Governador Witzel falou sobre mísseis ao se referir à Cidade de Deus. Sobre educação e saúde, nada.
O governador Wilson Witzel esteve, neste 14 de junho, na Câmara dos Vereadores de Nova Iguaçu para anunciar o programa “Segurança Presente” nos municípios da Baixada Fluminense. No discurso, ele relatou que o referido programa pode ser levado para esses municípios devido a uma parceria entre o Governo do Rio e a Assembléia Legislativa do Estado do Rio de Janeiro (ALERJ). Witzel aproveitou ainda para comentar sobre as imagens de uma emissora nas quais se viam homens armados transitando pela Cidade de Deus:
“O vagabundo bandido quer atalho e aí nós cidadãos não vamos aceitar isso. A nossa polícia, ela não quer matar. Mas nós não queremos ver cenas como aquelas que nós vimos, na Cidade de Deus, que, se fosse com autorização da ONU, em outros lugares do mundo, nós tínhamos autorização para mandar um míssil naquele local e explodir aquelas pessoas.”
Como se a fala não fosse motivo de espanto, o governador ainda foi aplaudido por parte da platéia. Tal discurso só é possível a partir da construção do imaginário social desse grupo, da imagem da favela como sendo o “espaço do inimigo” e seus moradores, portanto, sendo os tais “inimigos”. O filósofo Agamben definiu essa caricatura do inimigo como Homo Sacer:
“Homem sacro é, portanto, aquele que o povo julgou por um delito; e não é lícito sacrificá-lo, mas quem o mata não será condenado por homicídio; na verdade, na primeira lei tribunícia se adverte que ‘se alguém matar aquele que por plebiscito é sacro, não será considerado homicida […]]’”(AGAMBEN, 2010, p.186)

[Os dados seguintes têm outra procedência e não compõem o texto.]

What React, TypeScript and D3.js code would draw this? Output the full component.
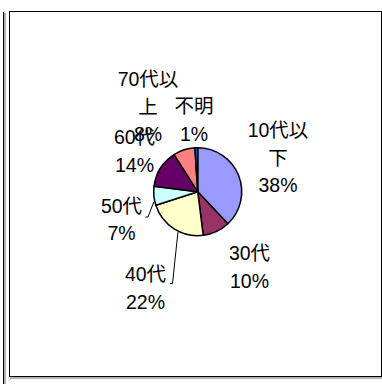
import React from "react";
import * as d3 from "d3";

const categories = ["10代以下", "30代", "40代", "50代", "60代", "70代以上", "不明"];
const values = [38, 10, 22, 7, 14, 8, 1];
const colors = ["#9999FF", "#993366", "#FFFFCC", "#CCFFFF", "#660066", "#FF8080", "#0066CC"];

// label layout: center x and first baseline (absolute px)
const labelLayout: [number, number][] = [
  [278, 137],
  [249.5, 260],
  [145.5, 281],
  [121.5, 212.5],
  [134.5, 144],
  [148, 86],
  [194, 113],
];

// leader lines: slice index, fraction along slice, label-side points
const leaders: { i: number; t: number; pts: [number, number][] }[] = [
  { i: 2, t: 0.42, pts: [[170, 283.5], [172.5, 283.5]] },
  { i: 3, t: 0.2, pts: [[145.5, 217], [148, 217]] },
];

const W = 382;
const H = 384;
const cx = 197.7;
const cy = 191.7;
const R = 44;
const LINE = 27.5;

function wrap(s: string): string[] {
  const chars = Array.from(s);
  const out: string[] = [];
  for (let i = 0; i < chars.length; i += 4) out.push(chars.slice(i, i + 4).join(""));
  return out;
}

export default function App() {
  const pie = d3
    .pie<number>()
    .sort(null)
    .startAngle(0)
    .endAngle(2 * Math.PI)
    .value((d) => d);
  const arcs = pie(values);
  const arc = d3.arc<d3.PieArcDatum<number>>().innerRadius(0).outerRadius(R);

  return (
    <svg
      width={W}
      height={H}
      style={{ position: "absolute", left: 0, top: 0, background: "#fff" }}
    >
      <rect x={0} y={0} width={W} height={H} fill="#fff" />
      {/* neighbouring frame edge on the left */}
      <line x1={3.5} y1={12} x2={3.5} y2={H} stroke="#000" strokeWidth={1} />
      <line x1={5} y1={13} x2={5} y2={H} stroke="#999" strokeWidth={1.5} />
      {/* main frame */}
      <line x1={10} y1={378} x2={W} y2={378} stroke="#999" strokeWidth={1.5} />
      <rect x={9.5} y={11.5} width={372} height={365} fill="#fff" stroke="#000" strokeWidth={1} />

      <g transform={`translate(${cx},${cy})`}>
        {arcs.map((a, i) => (
          <path key={i} d={arc(a) || ""} fill={colors[i]} stroke="#000" strokeWidth={1.5} strokeLinejoin="round" />
        ))}
      </g>

      {leaders.map((l, k) => {
        const a = arcs[l.i];
        const ang = a.startAngle + (a.endAngle - a.startAngle) * l.t;
        const px = cx + (R + 1) * Math.sin(ang);
        const py = cy - (R + 1) * Math.cos(ang);
        const pts = [...l.pts, [px, py]];
        return (
          <polyline
            key={k}
            points={pts.map((p) => p.join(",")).join(" ")}
            fill="none"
            stroke="#000"
            strokeWidth={1}
          />
        );
      })}

      {categories.map((c, i) => {
        const lines = [...wrap(c), `${values[i]}%`];
        const [lx, ly] = labelLayout[i];
        return (
          <text
            key={i}
            textAnchor="middle"
            fontFamily="'Liberation Sans', 'Noto Sans CJK JP', sans-serif"
            fontSize={19.5}
            fill="#000"
          >
            {lines.map((t, j) => (
              <tspan key={j} x={lx} y={ly + j * LINE}>
                {t}
              </tspan>
            ))}
          </text>
        );
      })}
    </svg>
  );
}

Os quase 40 mil moradores da Cidade de Deus são vítimas de uma necropolítica do Estado que, segundo Achille Mbembe, seria uma ação política centralizada na produção da morte em larga escala.
O projeto Bairro Maravilha, inaugurado em 2009 pelo então prefeito Eduardo Paes, foi o último grande investimento no bairro. Desde então, sem novos financiamentos e com problemas estruturais, a Cidade de Deus se encontra completamente abandonada pelo poder público. Esse é um nítido retrato do descaso por parte das autoridades.
Hoje, as ruas do bairro se encontram tomadas de lixo e esgoto. Muitas das lixeiras da Comlurb foram removidas, obrigando os moradores a depositarem o lixo no chão à espera de uma coleta completamente irregular, o que atrai diversos animais e provoca a proliferação de doenças. O caso mais grave é na porta da unidade de saúde Hamilton Land, onde o lixo acumulado se encontra em volumes tão grandes que impede a passagem dos pacientes.
Uma simples caminhada mostra a profundidade do problema. Nas ruas onde não se acumula lixo há vazamento de esgoto putrefato a céu aberto. Os moradores do local precisam desviar das poças horrendas que se formam.
Dito isso, dirijo-me então ao governador: antes de falar o senhor deveria pensar na educação desses jovens. A pesquisa “ Construindo Juntos”, coordenada pelos pesquisadores Viviane Salles e Ricardo Fernandes, deixa claro que o quadro educacional da região se encontra em estado de calamidade:
“2% dos moradores da Cidade de Deus entrevistados possuíam formação superior e apenas 31% concluíram o ensino médio. Outros 31% dos entrevistados tem formação completa a nível fundamental. 19% acessaram o ensino médio, mas evadiram e 35% frequentaram o ensino fundamental, mas também não concluíram. 0,50% dos entrevistados afirmaram ter acessado cursos de pós-graduação”
Ressalta-se ainda que não há nenhuma escola de ensino médio regular no bairro, pelo contrário, existe uma obra há anos abandonada pelo poder público que em 2010, durante a visita do então presidente Barack Obama ao Brasil, foi promessa de se tornar um colégio de ensino médio.
Além do mais, as escolas e creches da Cidade de Deus são vítimas constantes de disparos de armas de fogo em suas proximidades. Isso significa que crianças estão crescendo afetadas diretamente pela violência, utilizada, inclusive, nas ações do Estado na região, que costumam se dar de forma bastante ameaçadora.